++++ Given data

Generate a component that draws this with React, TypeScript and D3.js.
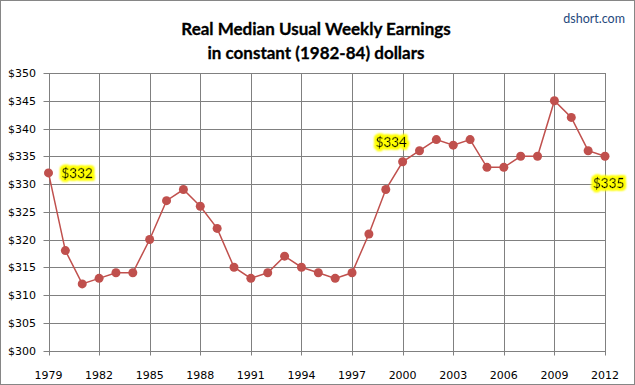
import React from "react";
import * as d3 from "d3";

const years: number[] = [1979,1980,1981,1982,1983,1984,1985,1986,1987,1988,1989,1990,1991,1992,1993,1994,1995,1996,1997,1998,1999,2000,2001,2002,2003,2004,2005,2006,2007,2008,2009,2010,2011,2012];
const earnings: number[] = [332,318,312,313,314,314,320,327,329,326,322,315,313,314,317,315,314,313,314,321,329,334,336,338,337,338,333,333,335,335,345,342,336,335];
const xTickYears: number[] = [1979,1982,1985,1988,1991,1994,1997,2000,2003,2006,2009,2012];
const yTicks: number[] = [300,305,310,315,320,325,330,335,340,345,350];
const callouts: { year: number; label: string; dx: number; dy: number }[] = [
  { year: 1979, label: "$332", dx: 13, dy: 0 },
  { year: 2000, label: "$334", dx: -27, dy: -20 },
  { year: 2012, label: "$335", dx: -12, dy: 27 },
];
const titleLines: string[] = ["Real Median Usual Weekly Earnings", "in constant (1982-84) dollars"];

export default function App() {
  const W = 635, H = 385;
  const x = d3.scaleLinear().domain([1979, 2012]).range([48.5, 605]);
  const y = d3.scaleLinear().domain([300, 350]).range([350.5, 73]);
  const line = d3.line<number>().x((_, i) => x(years[i])).y((d) => y(d));
  const red = "#C0504D";
  const grid = "#808080";
  return (
    <svg width={W} height={H} style={{ position: "absolute", left: 0, top: 0, background: "#fff" }}>
      <defs>
        <filter id="glow" x="-30%" y="-50%" width="160%" height="200%">
          <feMorphology in="SourceAlpha" operator="dilate" radius={2.2} result="d" />
          <feGaussianBlur in="d" stdDeviation={1.3} result="b" />
          <feFlood floodColor="#FFFF00" result="f" />
          <feComposite in="f" in2="b" operator="in" result="g" />
          <feMerge>
            <feMergeNode in="g" />
            <feMergeNode in="g" />
            <feMergeNode in="SourceGraphic" />
          </feMerge>
        </filter>
      </defs>
      <rect x={0.5} y={0.5} width={W - 1} height={H - 1} fill="#fff" stroke="#868686" />
      {titleLines.map((t, i) => (
        <text key={t} x={316} y={35 + i * 24} textAnchor="middle" fontFamily="Lato" fontWeight="bold" fontSize={17} fill="#000" stroke="#000" strokeWidth={0.3}>{t}</text>
      ))}
      <text x={625} y={23} textAnchor="end" fontFamily="Lato" fontSize={12.5} fill="#1F497D">dshort.com</text>
      {yTicks.map((v) => (
        <g key={v}>
          <line x1={x(1979) - 5} x2={x(2012)} y1={Math.round(y(v)) + 0.5} y2={Math.round(y(v)) + 0.5} stroke={grid} />
          <text x={36} y={Math.round(y(v)) + 4} textAnchor="end" fontFamily="DejaVu Sans" fontSize={11} fill="#000">${v}</text>
        </g>
      ))}
      {xTickYears.map((yr) => (
        <g key={yr}>
          <line x1={Math.round(x(yr)) + 0.5} x2={Math.round(x(yr)) + 0.5} y1={y(350)} y2={y(300) + 5} stroke={grid} />
          <text x={x(yr)} y={379} textAnchor="middle" fontFamily="DejaVu Sans" fontSize={11} fill="#000">{yr}</text>
        </g>
      ))}
      <path d={line(earnings) || ""} fill="none" stroke={red} strokeWidth={1.5} />
      {earnings.map((v, i) => (
        <circle key={years[i]} cx={x(years[i])} cy={y(v)} r={4.5} fill={red} />
      ))}
      {callouts.map((c) => {
        const i = years.indexOf(c.year);
        return (
          <text key={c.label + c.year} x={x(c.year) + c.dx} y={y(earnings[i]) + c.dy + 5} fontFamily="Lato" fontSize={13.5}
            fill="#000" stroke="#000" strokeWidth={0.3} filter="url(#glow)">{c.label}</text>
        );
      })}
    </svg>
  );
}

++++++++

* **What you need to do**: Return exactly what appears from the opening line of the material through the line with "import * as", apart from the pictures.

* **Complete answer**:
Generate a component that draws this with React, TypeScript and D3.js.
import React from "react";
import * as d3 from "d3";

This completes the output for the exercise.